2013.07.21

【山内研の必読書籍】「脱学校の社会」


みなさま、こんばんは。

山内研の必読書籍シリーズも第7回目となりました。
今回は、M1中村絵里が担当いたします。

ご紹介するのは、「脱学校の社会」(イヴァン・イリッチ著, 東 洋・小澤 周三訳, 東京創元社, 1977)です。
本書は、Ivan Illich : The Deschooling Society. (Harper & Row, 1970. 1971)の1971年版の全訳版です。

まず、著者イリイチ*(1926-2002)のプロフィールをご紹介します。
* Illichは、日本語でイリイチともイリッチとも表記されています。

1926年 ウィーン生まれ。グレゴリアン大学で神学と哲学を修める。ザルツブルグ大学で歴史学の博士号を取得。
1951年 渡米。 ニューヨークでカトリックの助任司祭となり、1956~60年、プエルト・リコのカトリック大学の副学長を勤めた後、メキシコのクエルナパーカに国際文化資料センターを設立し、同センターでラテンアメリカに関する研究セミナーを主催。

本書では、イリイチがニューヨークやプエルト・リコに在住した自身の経験を通じて「学校に就学させることによって、すべての人に等しい教育を与えることは実現できないだろう」と考えるに至り、当時の学校制度の批判を行い、新しい教育制度のネットワークの必要性を訴えています。

タイトルにある「脱学校」という文字を見ると、あらゆる学校を否定し、学習制度を否定するのかと思われるかもしれませんが、イリイチが批判したのは、次の三つの前提に基づいた「学校」です。

一、子どもは学校に所属する
二、子どもは学校で学習する
三、子どもは学校でのみ教えられることができる

そして、イリイチは、この前提に基づいた「学校」の外での学習の重要さを指摘しつつ、「われわれが知っていることの大部分は、われわれが学校の外で学習したものである。生徒は教師がいなくても、否、しばしば教師がいるときでさえも、大部分の学習を独力で行うのである。」「誰もが、学校の外で、いかに生きるべきかを学習する。われわれは、教師の介入なしに、話すこと、考えること、愛すること、感じること、遊ぶこと、呪うこと、政治にかかわること、および働くことを学習するのである。」と述べています。

脱学校化された社会における新しい教育制度の下の「学校」は、次のような場になるとしています。

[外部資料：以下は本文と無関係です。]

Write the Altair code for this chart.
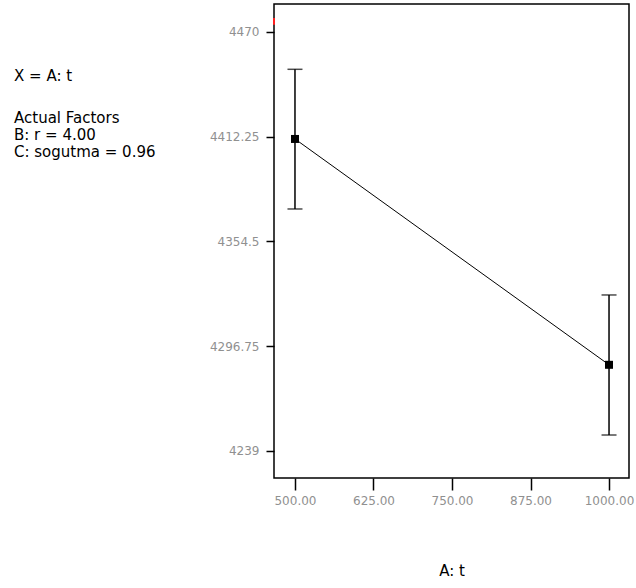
import altair as alt
import pandas as pd

# One-factor effect plot: response vs A: t with LSD error bars
t_levels = [500.0, 1000.0]
mean_resp = [4411.0, 4286.5]
lsd_low = [4372.4, 4247.8]
lsd_high = [4449.4, 4325.0]

y_ticks = [4239, 4296.75, 4354.5, 4412.25, 4470]
x_ticks = [500, 625, 750, 875, 1000]
x_domain = [466.6, 1031.8]
y_domain = [4224.1, 4485.4]

# slider marker on the left axis
marker_x = [466.6]
marker_lo = [4473.9]
marker_hi = [4477.7]

x_factor_label = "X = A: t"
factor_lines = ["Actual Factors", "B: r = 4.00", "C: sogutma = 0.96"]

df = pd.DataFrame({"t": t_levels, "mean": mean_resp, "lo": lsd_low, "hi": lsd_high})
marker_df = pd.DataFrame({"x": marker_x, "lo": marker_lo, "hi": marker_hi})
xlabel_df = pd.DataFrame({"txt": [x_factor_label]})
factors_df = pd.DataFrame({"txt": ["\n".join(factor_lines)]})

x_enc = alt.X(
    "t:Q",
    scale=alt.Scale(domain=x_domain, nice=False, zero=False),
    axis=alt.Axis(
        values=x_ticks, format=".2f", title="A: t",
        tickSize=12, labelPadding=5, titleY=92, titleBaseline="middle",
    ),
)
y_scale = alt.Scale(domain=y_domain, nice=False, zero=False)
y_axis = alt.Axis(values=y_ticks, labelExpr="'' + datum.value", title=None,
                  tickSize=8, labelPadding=7)

base = alt.Chart(df)

line = base.mark_line(color="black", strokeWidth=1).encode(
    x=x_enc, y=alt.Y("mean:Q", scale=y_scale, axis=y_axis)
)
bars = base.mark_rule(color="black", strokeWidth=1.5).encode(
    x="t:Q", y="lo:Q", y2="hi:Q"
)
cap_lo = base.mark_tick(color="black", orient="horizontal", size=15, thickness=1.5).encode(
    x="t:Q", y="lo:Q"
)
cap_hi = base.mark_tick(color="black", orient="horizontal", size=15, thickness=1.5).encode(
    x="t:Q", y="hi:Q"
)
points = base.mark_square(color="black", size=64, opacity=1).encode(
    x="t:Q", y="mean:Q"
)
marker = alt.Chart(marker_df).mark_rule(color="#ff2020", strokeWidth=2).encode(
    x="x:Q", y="lo:Q", y2="hi:Q"
)

text_style = dict(align="left", baseline="alphabetic", font="DejaVu Sans",
                  fontSize=15, color="black")
xlabel_text = alt.Chart(xlabel_df).mark_text(**text_style).encode(
    x=alt.value(-260), y=alt.value(77), text="txt:N"
)
factors_text = alt.Chart(factors_df).mark_text(
    lineBreak="\n", lineHeight=17, **text_style
).encode(
    x=alt.value(-260), y=alt.value(119), text="txt:N"
)

chart = alt.layer(
    line, bars, cap_lo, cap_hi, points, marker, xlabel_text, factors_text
).properties(
    width=355, height=474,
    autosize=alt.AutoSizeParams(type="none"),
    padding={"left": 274, "top": 4, "right": 7, "bottom": 110},
    background="white",
).configure_view(
    stroke="black", strokeWidth=1.5
).configure_axis(
    grid=False, domain=False, tickColor="black", tickWidth=1.5,
    labelColor="#909090", labelFont="DejaVu Sans", labelFontSize=12,
    titleColor="black", titleFont="DejaVu Sans", titleFontSize=15, titleFontWeight="normal",
)

chart.save("out.html", embed_options={"renderer": "svg", "actions": False})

●学生に学ぶための時間や意思をもたせようとして彼らを懐柔したり強制したりする教師を雇う代わりに、学生たちの学習への自主性をあてにすることができる

●あらゆる教育の内容を教師を通して学生の頭の中に注入する代わりに、学習者をとりまく世界との新しい結びつきを彼らに与えることができる


さらに、新しい教育制度を提案するにあたり、すぐれた教育制度の三つの目的を示します。


一、 誰でも学習をしようと思えば、それが若いときであろうと、年老いたときであろうと、人生のいついかなる時においてもそのために必要な手段や教材を利用できるようにしてやること

二、 自分の知っていることを他の人と分かち合いたいと思うどんな人に対しても、その知識を彼から学びたいと思う他の人々を見つけ出せるようにしてやること

三、 公衆に問題提起しようと思うすべての人々に対して、そのための機会を与えてやること


本書を通じてイリイチは、特定の年齢層を対象とした特定の制度に基づく「学校」に入る機会を得られない貧困層や社会から排除された人々に対して、新しい教育制度のネットワークをもって、学習のための新たな選択とチャンスが与えられるようになることを希望しています。

出版から40年以上がたった今、私たちの社会はイリイチが望んだような教育制度を享受できているでしょうか。
「学校」と「人間の学び」について、考察を深めることのできる一冊です。